1. Get rid of unproductive keywords

If you find a keyword isn’t generating profitable sales for you, set it as a negative keyword match on Amazon and don’t waste any more money on it. Be particularly careful if you’re running auto campaigns that they’re not being populated by unproductive keywords.

2. Assess your product listing

If irrelevant or unprofitable keywords keep getting pulled through into your PPC campaigns, does this mean you haven’t optimised your product page appropriately? You should always be looking to adapt your Amazon listings based on pay-per-click results, as this will bolster your organic search results as well.

3. See whether your best keywords can work harder

A few weeks after your product launch you will see certain keywords yielding better results than others. This is a good time to go back to your keyword search tool and look at whether there are variations of your best-performing words that you could try in future PPC campaigns.

4. Focus on your most profitable keywords

This one might go without saying, but we’re going to cover it anyway. If you’re paying every time a customer clicks on an advert, you want to maximise the chances of that customer going on to make a purchase.

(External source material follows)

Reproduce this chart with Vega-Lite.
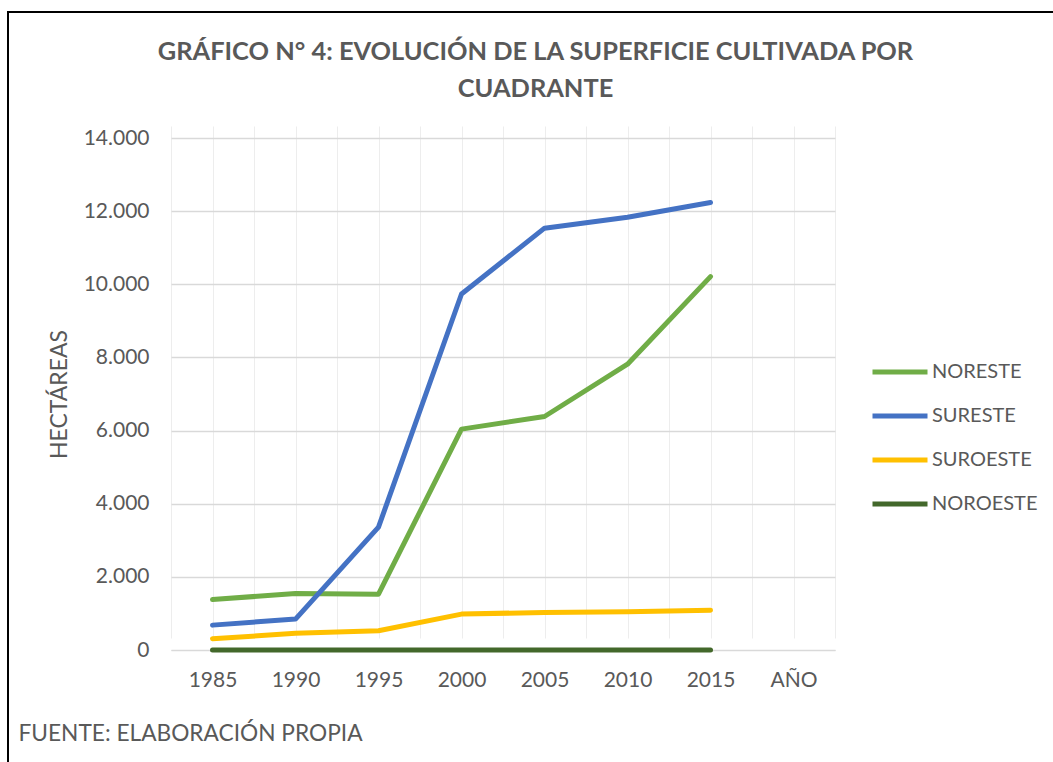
{
  "$schema": "https://vega.github.io/schema/vega-lite/v6.json",
  "width": 1047,
  "height": 752,
  "autosize": "none",
  "padding": {"left": 8, "top": 12, "right": -2, "bottom": -2},
  "background": "white",
  "title": {
    "text": ["GRÁFICO N° 4: EVOLUCIÓN DE LA SUPERFICIE CULTIVADA POR", "CUADRANTE"],
    "font": "Lato",
    "fontSize": 25.4,
    "fontWeight": "bold",
    "color": "#595959",
    "anchor": "middle",
    "frame": "group",
    "dx": 4,
    "offset": -90,
    "lineHeight": 37
  },
  "data": {
    "values": [
      {"year": 1985, "cuadrante": "NORESTE", "ha": 1380},
      {"year": 1990, "cuadrante": "NORESTE", "ha": 1545},
      {"year": 1995, "cuadrante": "NORESTE", "ha": 1527},
      {"year": 2000, "cuadrante": "NORESTE", "ha": 6040},
      {"year": 2005, "cuadrante": "NORESTE", "ha": 6385},
      {"year": 2010, "cuadrante": "NORESTE", "ha": 7815},
      {"year": 2015, "cuadrante": "NORESTE", "ha": 10210},
      {"year": 1985, "cuadrante": "SURESTE", "ha": 680},
      {"year": 1990, "cuadrante": "SURESTE", "ha": 845},
      {"year": 1995, "cuadrante": "SURESTE", "ha": 3360},
      {"year": 2000, "cuadrante": "SURESTE", "ha": 9735},
      {"year": 2005, "cuadrante": "SURESTE", "ha": 11535},
      {"year": 2010, "cuadrante": "SURESTE", "ha": 11835},
      {"year": 2015, "cuadrante": "SURESTE", "ha": 12235},
      {"year": 1985, "cuadrante": "SUROESTE", "ha": 310},
      {"year": 1990, "cuadrante": "SUROESTE", "ha": 455},
      {"year": 1995, "cuadrante": "SUROESTE", "ha": 527},
      {"year": 2000, "cuadrante": "SUROESTE", "ha": 982},
      {"year": 2005, "cuadrante": "SUROESTE", "ha": 1027},
      {"year": 2010, "cuadrante": "SUROESTE", "ha": 1045},
      {"year": 2015, "cuadrante": "SUROESTE", "ha": 1090},
      {"year": 1985, "cuadrante": "NOROESTE", "ha": 0},
      {"year": 1990, "cuadrante": "NOROESTE", "ha": 0},
      {"year": 1995, "cuadrante": "NOROESTE", "ha": 0},
      {"year": 2000, "cuadrante": "NOROESTE", "ha": 0},
      {"year": 2005, "cuadrante": "NOROESTE", "ha": 0},
      {"year": 2010, "cuadrante": "NOROESTE", "ha": 0},
      {"year": 2015, "cuadrante": "NOROESTE", "ha": 0}
    ]
  },
  "mark": {"type": "line", "strokeWidth": 5, "strokeCap": "round", "strokeJoin": "round"},
  "encoding": {
    "x": {
      "field": "year",
      "type": "quantitative",
      "scale": {"domain": [1982.5, 2022.5], "nice": false, "zero": false, "range": [163, 827]},
      "axis": {
        "values": [1982.5, 1985, 1987.5, 1990, 1992.5, 1995, 1997.5, 2000, 2002.5, 2005, 2007.5, 2010, 2012.5, 2015, 2017.5, 2020, 2022.5],
        "labelExpr": "datum.value % 5 == 0 ? (datum.value == 2020 ? 'AÑO' : format(datum.value, 'd')) : ''",
        "labelOverlap": false,
        "labelFlush": false,
        "labelFont": "Lato",
        "labelFontSize": 21,
        "labelColor": "#595959",
        "labelPadding": 19,
        "offset": -114,
        "ticks": false,
        "domain": true,
        "domainColor": "#d9d9d9",
        "domainWidth": 1,
        "grid": true,
        "gridColor": "#ededed",
        "gridWidth": 1,
        "title": "FUENTE: ELABORACIÓN PROPIA",
        "titleAnchor": "start",
        "titleAlign": "left",
        "titleX": 10,
        "titleY": 90,
        "titleBaseline": "alphabetic",
        "titleFont": "Lato",
        "titleFontSize": 22.7,
        "titleFontWeight": "normal",
        "titleColor": "#595959"
      }
    },
    "y": {
      "field": "ha",
      "type": "quantitative",
      "scale": {"domain": [0, 14000], "nice": false, "zero": true, "range": [638, 126]},
      "axis": {
        "values": [0, 2000, 4000, 6000, 8000, 10000, 12000, 14000],
        "labelExpr": "replace(format(datum.value, ','), ',', '.')",
        "labelFont": "Lato",
        "labelFontSize": 21,
        "labelColor": "#595959",
        "labelPadding": 22,
        "offset": -163,
        "ticks": false,
        "domain": false,
        "grid": true,
        "gridColor": "#d9d9d9",
        "gridWidth": 1.3,
        "title": "HECTÁREAS",
        "titleFont": "Lato",
        "titleFontSize": 23,
        "titleFontWeight": "normal",
        "titleColor": "#595959",
        "titlePadding": 12
      }
    },
    "color": {
      "field": "cuadrante",
      "type": "nominal",
      "scale": {
        "domain": ["NORESTE", "SURESTE", "SUROESTE", "NOROESTE"],
        "range": ["#70AD47", "#4472C4", "#FFC000", "#43682B"]
      },
      "legend": {
        "orient": "none",
        "legendX": 862,
        "legendY": 330,
        "title": null,
        "symbolType": "stroke",
        "symbolSize": 3025,
        "symbolStrokeWidth": 5,
        "labelFont": "Lato",
        "labelFontSize": 20,
        "labelColor": "#595959",
        "labelOffset": 2,
        "rowPadding": 4,
        "padding": 0
      }
    },
    "order": {"field": "year", "type": "quantitative"}
  },
  "config": {"view": {"stroke": "black", "strokeWidth": 2}}
}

Look at the ACoS of your top keywords and adjust your budget to focus on the ones delivering the best results. They might not be the obvious choices, but they are adding money to your bottom line. You can reserve a smaller amount of money to experiment with new or untested keywords alongside your main investment.

With the right PPC strategy, you can utilise your spend really effectively to sell more of your new product on Amazon – and it’s easier than you think to get started. Plus, if you’re worried about the knowledge, time and effort it takes to get PPC right, there’s always technology available to speed up and simplify your journey.